→ **Saved data entries**
────────────────────────────────────────
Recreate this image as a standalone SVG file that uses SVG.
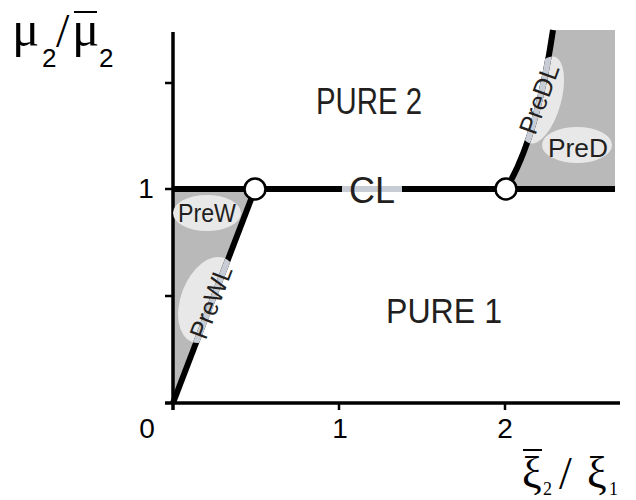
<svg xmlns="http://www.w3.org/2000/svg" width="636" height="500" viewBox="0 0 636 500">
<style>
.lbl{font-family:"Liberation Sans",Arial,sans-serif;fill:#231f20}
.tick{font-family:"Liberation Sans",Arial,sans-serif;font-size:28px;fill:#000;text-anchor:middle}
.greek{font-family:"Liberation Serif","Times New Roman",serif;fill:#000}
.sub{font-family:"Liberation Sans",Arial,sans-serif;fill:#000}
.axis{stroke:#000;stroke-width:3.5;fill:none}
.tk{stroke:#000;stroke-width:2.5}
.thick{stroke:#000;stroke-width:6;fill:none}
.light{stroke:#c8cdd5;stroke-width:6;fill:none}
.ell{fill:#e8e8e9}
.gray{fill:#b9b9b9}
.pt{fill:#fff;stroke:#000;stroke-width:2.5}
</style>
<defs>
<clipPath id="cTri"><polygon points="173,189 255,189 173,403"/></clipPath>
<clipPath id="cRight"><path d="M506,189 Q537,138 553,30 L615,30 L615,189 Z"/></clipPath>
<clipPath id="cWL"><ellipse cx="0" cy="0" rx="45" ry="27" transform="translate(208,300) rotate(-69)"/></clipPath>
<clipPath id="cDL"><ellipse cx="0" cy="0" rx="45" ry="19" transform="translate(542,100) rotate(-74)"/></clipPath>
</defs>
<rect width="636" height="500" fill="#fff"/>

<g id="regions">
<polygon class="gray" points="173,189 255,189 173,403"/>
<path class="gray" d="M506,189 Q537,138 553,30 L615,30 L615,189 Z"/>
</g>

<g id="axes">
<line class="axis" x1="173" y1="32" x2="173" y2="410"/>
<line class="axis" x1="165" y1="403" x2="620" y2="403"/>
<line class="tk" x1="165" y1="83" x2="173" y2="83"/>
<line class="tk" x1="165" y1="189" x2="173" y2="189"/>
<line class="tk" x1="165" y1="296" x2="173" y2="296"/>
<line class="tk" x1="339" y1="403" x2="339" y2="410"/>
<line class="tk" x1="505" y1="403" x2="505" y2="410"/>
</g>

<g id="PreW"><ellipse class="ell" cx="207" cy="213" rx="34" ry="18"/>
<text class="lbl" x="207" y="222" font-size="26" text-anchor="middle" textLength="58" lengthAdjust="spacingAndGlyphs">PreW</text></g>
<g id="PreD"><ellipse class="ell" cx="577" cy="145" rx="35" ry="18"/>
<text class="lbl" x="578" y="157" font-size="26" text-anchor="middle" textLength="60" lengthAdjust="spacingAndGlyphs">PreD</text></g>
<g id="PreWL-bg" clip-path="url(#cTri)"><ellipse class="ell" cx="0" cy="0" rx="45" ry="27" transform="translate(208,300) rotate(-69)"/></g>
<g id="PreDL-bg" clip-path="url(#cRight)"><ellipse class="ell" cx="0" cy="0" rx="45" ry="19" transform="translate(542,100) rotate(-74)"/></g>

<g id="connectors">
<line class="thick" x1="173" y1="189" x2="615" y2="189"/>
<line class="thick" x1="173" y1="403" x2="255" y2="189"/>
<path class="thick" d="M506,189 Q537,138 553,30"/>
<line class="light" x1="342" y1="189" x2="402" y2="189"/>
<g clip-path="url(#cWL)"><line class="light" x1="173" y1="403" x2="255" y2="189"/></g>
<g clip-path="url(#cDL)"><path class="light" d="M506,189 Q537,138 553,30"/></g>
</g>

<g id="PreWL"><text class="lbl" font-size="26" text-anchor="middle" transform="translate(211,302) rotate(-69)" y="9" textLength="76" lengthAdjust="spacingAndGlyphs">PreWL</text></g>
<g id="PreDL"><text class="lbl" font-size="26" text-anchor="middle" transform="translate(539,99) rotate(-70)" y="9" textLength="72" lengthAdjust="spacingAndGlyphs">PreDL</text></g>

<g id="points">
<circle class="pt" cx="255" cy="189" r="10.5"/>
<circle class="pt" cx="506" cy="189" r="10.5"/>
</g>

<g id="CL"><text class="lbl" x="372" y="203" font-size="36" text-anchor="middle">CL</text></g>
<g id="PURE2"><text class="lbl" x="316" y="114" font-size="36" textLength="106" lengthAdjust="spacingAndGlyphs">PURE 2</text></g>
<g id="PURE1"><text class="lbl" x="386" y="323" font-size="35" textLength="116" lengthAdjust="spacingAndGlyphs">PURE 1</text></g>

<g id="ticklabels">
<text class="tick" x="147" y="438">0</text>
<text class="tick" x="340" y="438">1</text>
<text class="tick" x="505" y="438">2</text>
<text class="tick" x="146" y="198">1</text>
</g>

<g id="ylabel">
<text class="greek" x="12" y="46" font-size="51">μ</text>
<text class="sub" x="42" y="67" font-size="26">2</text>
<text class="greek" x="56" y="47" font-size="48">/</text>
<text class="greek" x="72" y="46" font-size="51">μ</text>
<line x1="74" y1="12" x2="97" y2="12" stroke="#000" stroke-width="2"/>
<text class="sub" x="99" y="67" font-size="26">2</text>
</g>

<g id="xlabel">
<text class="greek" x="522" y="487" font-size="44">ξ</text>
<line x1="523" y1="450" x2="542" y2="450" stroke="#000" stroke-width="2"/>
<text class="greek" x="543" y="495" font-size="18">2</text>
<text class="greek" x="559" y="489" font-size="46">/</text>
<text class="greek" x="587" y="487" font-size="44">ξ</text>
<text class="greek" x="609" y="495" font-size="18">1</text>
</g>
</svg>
────────────────────────────────────────
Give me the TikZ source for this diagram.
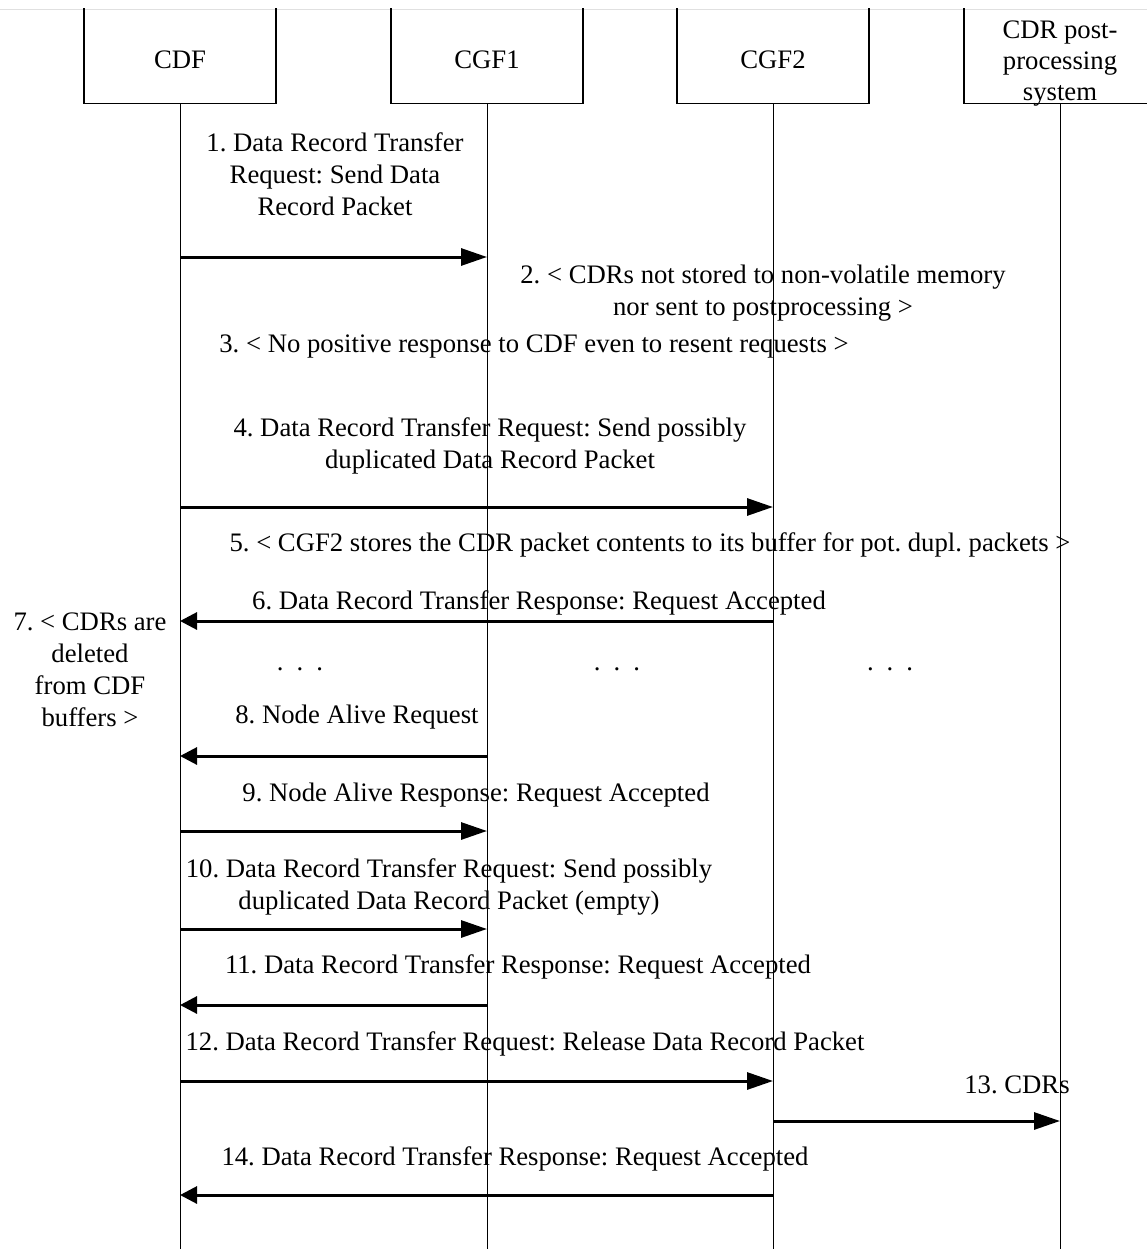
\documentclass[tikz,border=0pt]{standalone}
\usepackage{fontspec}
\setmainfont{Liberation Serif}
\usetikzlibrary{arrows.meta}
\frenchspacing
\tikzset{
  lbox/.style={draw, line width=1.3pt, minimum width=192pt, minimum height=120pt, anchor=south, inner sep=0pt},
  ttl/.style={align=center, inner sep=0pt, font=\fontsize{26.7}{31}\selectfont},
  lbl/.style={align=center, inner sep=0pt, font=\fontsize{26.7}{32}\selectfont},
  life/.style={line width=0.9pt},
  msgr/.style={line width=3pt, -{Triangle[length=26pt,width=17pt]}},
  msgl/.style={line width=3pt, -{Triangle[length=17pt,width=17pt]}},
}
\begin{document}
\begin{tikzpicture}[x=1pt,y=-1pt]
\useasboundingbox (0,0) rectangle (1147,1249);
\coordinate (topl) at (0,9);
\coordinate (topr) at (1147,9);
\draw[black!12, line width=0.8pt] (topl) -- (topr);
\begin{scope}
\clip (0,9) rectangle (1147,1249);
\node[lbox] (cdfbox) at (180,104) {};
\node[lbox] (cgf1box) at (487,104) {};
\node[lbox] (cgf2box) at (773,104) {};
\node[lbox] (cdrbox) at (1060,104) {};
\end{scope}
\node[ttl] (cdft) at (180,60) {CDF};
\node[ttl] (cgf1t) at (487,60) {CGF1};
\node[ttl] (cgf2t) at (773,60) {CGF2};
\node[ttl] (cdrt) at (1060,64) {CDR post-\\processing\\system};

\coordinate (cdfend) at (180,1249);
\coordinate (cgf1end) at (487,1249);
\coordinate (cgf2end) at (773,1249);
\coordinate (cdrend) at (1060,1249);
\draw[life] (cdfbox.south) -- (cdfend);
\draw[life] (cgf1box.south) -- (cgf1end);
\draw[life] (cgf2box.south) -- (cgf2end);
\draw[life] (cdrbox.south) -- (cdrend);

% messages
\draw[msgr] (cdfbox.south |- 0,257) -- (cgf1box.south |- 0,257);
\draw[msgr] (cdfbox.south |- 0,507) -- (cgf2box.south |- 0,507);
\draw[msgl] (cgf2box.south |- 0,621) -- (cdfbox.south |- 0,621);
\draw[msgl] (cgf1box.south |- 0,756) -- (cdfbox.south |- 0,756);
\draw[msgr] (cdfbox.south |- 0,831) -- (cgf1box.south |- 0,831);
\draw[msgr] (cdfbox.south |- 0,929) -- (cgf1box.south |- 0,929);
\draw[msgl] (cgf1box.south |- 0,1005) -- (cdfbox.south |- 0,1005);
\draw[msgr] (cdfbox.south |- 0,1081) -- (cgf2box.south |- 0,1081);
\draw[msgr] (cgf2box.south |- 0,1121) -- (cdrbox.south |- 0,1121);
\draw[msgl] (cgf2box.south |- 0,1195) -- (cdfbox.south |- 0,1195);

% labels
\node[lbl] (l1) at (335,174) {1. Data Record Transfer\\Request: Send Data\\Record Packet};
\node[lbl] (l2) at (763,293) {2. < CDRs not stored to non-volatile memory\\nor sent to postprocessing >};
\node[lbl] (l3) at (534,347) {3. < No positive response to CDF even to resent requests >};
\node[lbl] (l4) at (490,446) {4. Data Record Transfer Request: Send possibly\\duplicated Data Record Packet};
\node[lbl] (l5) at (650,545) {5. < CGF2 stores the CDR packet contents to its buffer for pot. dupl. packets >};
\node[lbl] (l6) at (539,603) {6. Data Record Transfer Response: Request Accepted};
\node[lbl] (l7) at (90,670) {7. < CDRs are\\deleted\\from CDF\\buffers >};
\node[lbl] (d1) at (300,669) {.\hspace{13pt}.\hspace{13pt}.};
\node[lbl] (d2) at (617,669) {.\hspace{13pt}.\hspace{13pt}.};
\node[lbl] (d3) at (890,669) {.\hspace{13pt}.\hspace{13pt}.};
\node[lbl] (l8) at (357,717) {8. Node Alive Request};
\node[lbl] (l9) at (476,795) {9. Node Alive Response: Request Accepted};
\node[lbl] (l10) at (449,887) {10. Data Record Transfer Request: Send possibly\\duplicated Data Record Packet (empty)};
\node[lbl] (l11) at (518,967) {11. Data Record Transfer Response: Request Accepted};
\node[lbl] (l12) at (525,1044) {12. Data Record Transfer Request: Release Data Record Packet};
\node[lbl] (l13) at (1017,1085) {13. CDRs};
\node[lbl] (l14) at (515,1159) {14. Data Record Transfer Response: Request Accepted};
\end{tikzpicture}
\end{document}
────────────────────────────────────────
→ **GOAL**
Write out word for word the lines above that run from the one with "Give me the TikZ source for this diagram." to the one with "(cdrt) at (1060,64)". Include both end lines; exclude the images.

→ **THE COMPLETED TASK**
Give me the TikZ source for this diagram.
\documentclass[tikz,border=0pt]{standalone}
\usepackage{fontspec}
\setmainfont{Liberation Serif}
\usetikzlibrary{arrows.meta}
\frenchspacing
\tikzset{
  lbox/.style={draw, line width=1.3pt, minimum width=192pt, minimum height=120pt, anchor=south, inner sep=0pt},
  ttl/.style={align=center, inner sep=0pt, font=\fontsize{26.7}{31}\selectfont},
  lbl/.style={align=center, inner sep=0pt, font=\fontsize{26.7}{32}\selectfont},
  life/.style={line width=0.9pt},
  msgr/.style={line width=3pt, -{Triangle[length=26pt,width=17pt]}},
  msgl/.style={line width=3pt, -{Triangle[length=17pt,width=17pt]}},
}
\begin{document}
\begin{tikzpicture}[x=1pt,y=-1pt]
\useasboundingbox (0,0) rectangle (1147,1249);
\coordinate (topl) at (0,9);
\coordinate (topr) at (1147,9);
\draw[black!12, line width=0.8pt] (topl) -- (topr);
\begin{scope}
\clip (0,9) rectangle (1147,1249);
\node[lbox] (cdfbox) at (180,104) {};
\node[lbox] (cgf1box) at (487,104) {};
\node[lbox] (cgf2box) at (773,104) {};
\node[lbox] (cdrbox) at (1060,104) {};
\end{scope}
\node[ttl] (cdft) at (180,60) {CDF};
\node[ttl] (cgf1t) at (487,60) {CGF1};
\node[ttl] (cgf2t) at (773,60) {CGF2};
\node[ttl] (cdrt) at (1060,64) {CDR post-\\processing\\system};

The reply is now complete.